FoursquareのCEOはLa Webでのインタビューで「フォースクエアはプアマンズARだ!」と述べているのですが、確かに「チェックインで人がそこにいる事がシェアされる」サービスはある意味限定的な拡張現実と言えます。ですが、それにしてもサービスの全世界的普及に於いては未だに充分な体験性、繰り返し使い続けられる固有の価値軸を提供し切れてはいません。

そういった中フェイスブックがより有効な位置情報共有システム(Facebook Placesは直近アップデートしてFoursquare的なチェックイン・メカニズムを捨て去りました。これは素晴らしい英断ですし、体験性の面でも非常に良い判断ですね)を打ち出しつつ有ります。

また、グーグルもグーグル・サークルという非常にユニークな情報探索/共有メカニズムをリリースして来ました(これはソーシャルグラフに囚われないという点では、フェイスブックよりも先を駆けられる可能性を秘めています)。
アップルもロケーション×ソーシャルの体験性をネットワーキング出来る最高のプレイヤー足り得ますが、残念ながら現状での強力な打ち手はまだ見えていません(が、TwitterのDeepIntegrateなど観ていると相当深い手を準備していると考えられます)。

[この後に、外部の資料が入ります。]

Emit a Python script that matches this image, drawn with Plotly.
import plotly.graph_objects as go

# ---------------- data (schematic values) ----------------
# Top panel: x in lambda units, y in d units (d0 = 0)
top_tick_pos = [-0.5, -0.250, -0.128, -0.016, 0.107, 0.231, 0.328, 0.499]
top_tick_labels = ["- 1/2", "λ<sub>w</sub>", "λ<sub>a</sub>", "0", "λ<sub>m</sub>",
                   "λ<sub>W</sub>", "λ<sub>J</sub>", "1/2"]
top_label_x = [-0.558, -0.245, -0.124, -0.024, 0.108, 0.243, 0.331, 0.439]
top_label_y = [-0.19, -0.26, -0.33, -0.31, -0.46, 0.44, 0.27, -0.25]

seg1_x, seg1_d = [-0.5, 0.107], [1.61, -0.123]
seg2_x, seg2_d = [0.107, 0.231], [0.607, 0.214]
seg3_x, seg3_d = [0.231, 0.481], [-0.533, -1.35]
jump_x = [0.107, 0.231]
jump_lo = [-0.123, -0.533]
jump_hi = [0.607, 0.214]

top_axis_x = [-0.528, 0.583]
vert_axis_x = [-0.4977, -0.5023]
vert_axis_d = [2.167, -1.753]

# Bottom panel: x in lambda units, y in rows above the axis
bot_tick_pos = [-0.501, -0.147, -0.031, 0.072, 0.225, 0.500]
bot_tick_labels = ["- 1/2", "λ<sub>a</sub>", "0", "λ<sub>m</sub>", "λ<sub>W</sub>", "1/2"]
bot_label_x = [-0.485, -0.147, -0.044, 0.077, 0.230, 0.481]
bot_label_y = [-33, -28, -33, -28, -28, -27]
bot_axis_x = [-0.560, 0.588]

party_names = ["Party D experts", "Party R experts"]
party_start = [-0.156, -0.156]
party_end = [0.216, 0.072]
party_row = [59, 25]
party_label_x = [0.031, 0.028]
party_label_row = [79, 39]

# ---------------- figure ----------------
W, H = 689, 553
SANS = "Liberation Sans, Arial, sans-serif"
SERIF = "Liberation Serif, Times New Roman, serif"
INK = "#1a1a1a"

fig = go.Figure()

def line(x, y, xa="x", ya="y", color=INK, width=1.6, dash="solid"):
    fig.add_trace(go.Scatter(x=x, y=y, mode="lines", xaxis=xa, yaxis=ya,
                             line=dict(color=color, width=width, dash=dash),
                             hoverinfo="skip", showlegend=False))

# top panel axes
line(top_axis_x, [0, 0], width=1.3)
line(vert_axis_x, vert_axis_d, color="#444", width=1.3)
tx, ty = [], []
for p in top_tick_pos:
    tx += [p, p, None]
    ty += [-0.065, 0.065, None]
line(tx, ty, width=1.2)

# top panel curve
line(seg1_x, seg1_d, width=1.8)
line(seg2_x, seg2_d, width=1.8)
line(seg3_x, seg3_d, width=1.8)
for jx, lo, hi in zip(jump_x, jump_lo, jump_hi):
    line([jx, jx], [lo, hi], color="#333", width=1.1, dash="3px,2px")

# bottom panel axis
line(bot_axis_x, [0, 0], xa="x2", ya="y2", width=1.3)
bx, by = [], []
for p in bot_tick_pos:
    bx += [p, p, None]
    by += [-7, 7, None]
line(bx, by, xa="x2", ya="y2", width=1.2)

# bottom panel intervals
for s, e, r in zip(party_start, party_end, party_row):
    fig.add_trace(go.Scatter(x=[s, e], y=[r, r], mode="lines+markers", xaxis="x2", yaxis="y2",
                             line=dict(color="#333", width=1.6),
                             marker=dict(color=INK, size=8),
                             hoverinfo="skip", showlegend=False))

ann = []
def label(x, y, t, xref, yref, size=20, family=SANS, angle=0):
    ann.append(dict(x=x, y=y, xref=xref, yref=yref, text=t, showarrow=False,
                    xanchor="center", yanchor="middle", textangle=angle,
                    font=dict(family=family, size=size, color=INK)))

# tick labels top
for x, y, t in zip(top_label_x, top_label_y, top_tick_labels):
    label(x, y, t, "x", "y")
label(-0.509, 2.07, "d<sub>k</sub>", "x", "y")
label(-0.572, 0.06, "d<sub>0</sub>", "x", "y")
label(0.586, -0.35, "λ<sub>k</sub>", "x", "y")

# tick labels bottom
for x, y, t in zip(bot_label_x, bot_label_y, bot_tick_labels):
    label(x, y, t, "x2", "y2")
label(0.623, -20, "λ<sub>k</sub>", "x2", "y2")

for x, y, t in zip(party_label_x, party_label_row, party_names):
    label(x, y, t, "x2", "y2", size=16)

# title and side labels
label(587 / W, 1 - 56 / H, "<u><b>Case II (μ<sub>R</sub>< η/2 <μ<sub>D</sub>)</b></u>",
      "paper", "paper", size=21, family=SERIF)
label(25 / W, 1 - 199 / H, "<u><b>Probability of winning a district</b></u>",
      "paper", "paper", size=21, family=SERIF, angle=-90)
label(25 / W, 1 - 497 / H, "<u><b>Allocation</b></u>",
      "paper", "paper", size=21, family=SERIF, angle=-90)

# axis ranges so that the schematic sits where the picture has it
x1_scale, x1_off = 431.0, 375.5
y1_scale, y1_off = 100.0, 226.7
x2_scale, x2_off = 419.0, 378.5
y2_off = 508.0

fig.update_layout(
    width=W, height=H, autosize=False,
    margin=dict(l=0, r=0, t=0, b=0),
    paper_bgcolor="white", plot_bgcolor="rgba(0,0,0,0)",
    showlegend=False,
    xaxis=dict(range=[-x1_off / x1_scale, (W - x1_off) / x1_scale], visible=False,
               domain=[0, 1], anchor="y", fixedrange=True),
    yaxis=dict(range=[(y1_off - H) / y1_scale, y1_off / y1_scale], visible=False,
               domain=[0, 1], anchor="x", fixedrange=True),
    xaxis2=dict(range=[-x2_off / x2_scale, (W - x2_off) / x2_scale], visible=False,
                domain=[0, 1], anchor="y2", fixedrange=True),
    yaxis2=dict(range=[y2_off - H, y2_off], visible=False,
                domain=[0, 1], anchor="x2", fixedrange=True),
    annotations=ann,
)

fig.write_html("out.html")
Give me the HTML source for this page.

こういった勢力が開発し続ける、非常に高速度でシャープな方法論が、我々リアルソーシャルの担い手が狙うべき市場のメインストリームです。
そのなかで狼煙の様に広がっていくセレンディピティシステムを構築できるかどうか?そこを描き、本当に世界規模で実現して行ける力をが持てるかどうか?”急速にスケーリング可能な「非常に小さいが大きな市場を創造することの出来る」体験性のコア”を見出すこと、そしてそれの製品展開を通じた世界規模の大戦略を構想し、実践出来る力。これこそがリアルソーシャル系のスタートアップが持つべき、視点・視点だと考えます。
とにかく世界中の誰もが未だに解決策に到達出来ていないのです(グッドニュース!)。しかも、必要な技術と情報は目前に揃いつつ有るのです(ワオ!)。それをいかに組み合わせ、潜在的な大きいニーズに(レーザービームの様に!)照射出来るのか?です。